____ Available data
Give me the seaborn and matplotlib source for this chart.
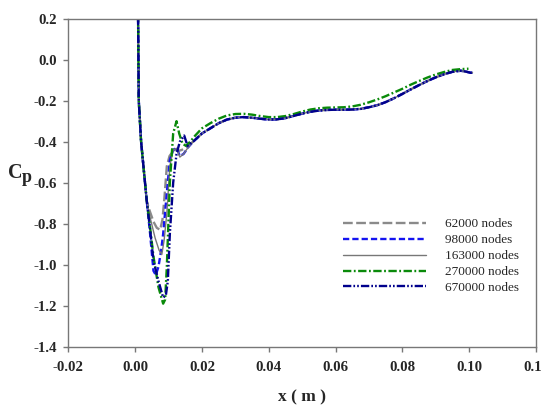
"""
Pressure coefficient along the wall for five mesh sizes (grid independence check).
"""

import numpy as np
import matplotlib.pyplot as plt
import seaborn as sns

# ---- data ----
# steep drop right after the leading edge, shared by all meshes
x_lead = [0.0008, 0.0009, 0.0010, 0.0011, 0.0018, 0.0025, 0.0035]
cp_lead = [0.45, 0.20, 0.00, -0.20, -0.40, -0.52, -0.69]

# suction peak region, different for each mesh
x_62k = [0.0040, 0.0055, 0.0065, 0.0075, 0.0082, 0.0088, 0.0095, 0.0103, 0.0112, 0.0120, 0.0130, 0.0140, 0.0150]
cp_62k = [-0.72, -0.79, -0.82, -0.83, -0.78, -0.67, -0.52, -0.47, -0.45, -0.44, -0.445, -0.44, -0.43]

x_98k = [0.0045, 0.0055, 0.0062, 0.0070, 0.0078, 0.0084, 0.0095, 0.0104, 0.0114, 0.0124, 0.0134, 0.0145]
cp_98k = [-0.85, -1.03, -1.05, -1.01, -0.93, -0.85, -0.65, -0.49, -0.44, -0.43, -0.47, -0.46]

x_163k = [0.0045, 0.0060, 0.0072, 0.0080, 0.0087, 0.0095, 0.0104, 0.0114, 0.0124, 0.0134, 0.0145]
cp_163k = [-0.77, -0.87, -0.93, -0.95, -0.88, -0.75, -0.52, -0.44, -0.432, -0.475, -0.46]

x_270k = [0.0045, 0.0055, 0.0070, 0.0084, 0.0090, 0.0095, 0.0104, 0.0114, 0.0124, 0.0132, 0.0142, 0.0152, 0.0165, 0.0180]
cp_270k = [-0.82, -0.96, -1.11, -1.19, -1.17, -1.01, -0.60, -0.36, -0.30, -0.36, -0.41, -0.42, -0.40, -0.37]

x_670k = [0.0045, 0.0055, 0.0070, 0.0084, 0.0092, 0.0098, 0.0104, 0.0114, 0.0124, 0.0134, 0.0147, 0.0157]
cp_670k = [-0.83, -0.98, -1.08, -1.16, -1.15, -1.08, -0.85, -0.60, -0.46, -0.40, -0.37, -0.42]

# downstream part, where the meshes practically coincide
x_tail = [0.0160, 0.0175, 0.0200, 0.0225, 0.0250, 0.0275, 0.0300, 0.0325, 0.0350, 0.0375,
          0.0400, 0.0425, 0.0450, 0.0475, 0.0500, 0.0525, 0.0550, 0.0575, 0.0600, 0.0625,
          0.0650, 0.0675, 0.0700, 0.0725, 0.0750, 0.0775, 0.0800, 0.0825, 0.0850, 0.0875,
          0.0900, 0.0925, 0.0950, 0.0975, 0.0990, 0.1005, 0.1010]
cp_tail = [-0.425, -0.398, -0.360, -0.335, -0.310, -0.292, -0.283, -0.280, -0.283, -0.288,
           -0.292, -0.291, -0.285, -0.274, -0.263, -0.254, -0.248, -0.245, -0.244, -0.244,
           -0.243, -0.240, -0.232, -0.222, -0.207, -0.188, -0.167, -0.145, -0.124, -0.104,
           -0.086, -0.071, -0.059, -0.054, -0.058, -0.064, -0.063]

# the 270000-node mesh sits slightly higher downstream
x_tail_270k = [0.0200, 0.0225, 0.0250, 0.0275, 0.0300, 0.0325, 0.0350, 0.0375, 0.0400, 0.0425,
               0.0450, 0.0475, 0.0500, 0.0525, 0.0550, 0.0575, 0.0600, 0.0625, 0.0650, 0.0675,
               0.0700, 0.0725, 0.0750, 0.0775, 0.0800, 0.0825, 0.0850, 0.0875, 0.0900, 0.0925,
               0.0950, 0.0975, 0.0998]
cp_tail_270k = [-0.335, -0.310, -0.288, -0.272, -0.265, -0.264, -0.268, -0.275, -0.280, -0.280,
                -0.275, -0.265, -0.253, -0.243, -0.237, -0.234, -0.233, -0.232, -0.228, -0.220,
                -0.208, -0.194, -0.178, -0.160, -0.142, -0.122, -0.104, -0.087, -0.072, -0.060,
                -0.050, -0.046, -0.044]

labels = ['62000 nodes', '98000 nodes', '163000 nodes', '270000 nodes', '670000 nodes']
x_ticks = [-0.02, 0.00, 0.02, 0.04, 0.06, 0.08, 0.10, 0.12]
y_ticks = [-1.4, -1.2, -1.0, -0.8, -0.6, -0.4, -0.2, 0.0, 0.2]

series = [
    (x_lead + x_62k + x_tail[1:], cp_lead + cp_62k + cp_tail[1:]),
    (x_lead + x_98k + x_tail, cp_lead + cp_98k + cp_tail),
    (x_lead + x_163k + x_tail, cp_lead + cp_163k + cp_tail),
    (x_lead + x_270k + x_tail_270k, cp_lead + cp_270k + cp_tail_270k),
    (x_lead + x_670k + x_tail[1:], cp_lead + cp_670k + cp_tail[1:]),
]

# ---- styling ----
sns.set_style('ticks')
plt.rcParams['font.family'] = ['Liberation Serif', 'DejaVu Serif']
plt.rcParams['lines.scale_dashes'] = False

styles = [
    dict(color='#8a8a8a', lw=1.7, linestyle=(0, (7, 2.5))),
    dict(color='#1414f0', lw=1.7, linestyle=(0, (4.5, 2.2))),
    dict(color='#777777', lw=1.0, linestyle='-'),
    dict(color='#0a8a0a', lw=1.7, linestyle=(0, (6, 1.8, 1.3, 1.8))),
    dict(color='#00008c', lw=1.7, linestyle=(0, (6, 1.5, 1.2, 1.5, 1.2, 1.5))),
]

fig = plt.figure(figsize=(5.41, 4.08), dpi=100)
ax = fig.add_axes([0.1262, 0.1502, 0.8645, 0.804])

for (xs, ys), lab, st in zip(series, labels, styles):
    sns.lineplot(x=xs, y=ys, ax=ax, label=lab, estimator=None, sort=False, **st)

ax.set_xlim(-0.02, 0.12)
ax.set_ylim(-1.4, 0.2)
ax.set_xticks(x_ticks)
ax.set_yticks(y_ticks)
ax.set_xticklabels([f'{t:.2f}' for t in x_ticks])
ax.set_yticklabels([f'{t:.1f}' for t in y_ticks])

for side in ['left', 'right', 'top', 'bottom']:
    ax.spines[side].set_color('#777777')
    ax.spines[side].set_linewidth(1.0)
ax.tick_params(axis='x', direction='out', length=3.5, width=1, color='#777777', pad=7)
ax.tick_params(axis='y', direction='out', length=3.5, width=1, color='#777777', pad=4.5)
for lbl in ax.get_xticklabels() + ax.get_yticklabels():
    lbl.set_fontsize(10.7)
    lbl.set_fontweight('bold')

ax.set_xlabel('x ( m )', fontsize=12.5, fontweight='bold', labelpad=11)
ax.set_ylabel('')
# C_p label, written as two pieces like the original
fig.text(0.0153, 0.563, 'C', fontsize=14.5, fontweight='bold', va='baseline')
fig.text(0.0400, 0.554, 'p', fontsize=13, fontweight='bold', va='baseline')

ax.legend(loc='upper left', bbox_to_anchor=(0.588, 0.392), frameon=False,
          fontsize=9.5, handlelength=6.3, handletextpad=1.4, labelspacing=0.28,
          borderpad=0, borderaxespad=0)

plt.savefig('out.png', dpi=100)
plt.close()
________
→ **Task goal**
Write out nothing but the lines from the start of the data through the line with "import seaborn as sns". Leave out the pictures.

→ **Answer to this task**
Give me the seaborn and matplotlib source for this chart.
"""
Pressure coefficient along the wall for five mesh sizes (grid independence check).
"""

import numpy as np
import matplotlib.pyplot as plt
import seaborn as sns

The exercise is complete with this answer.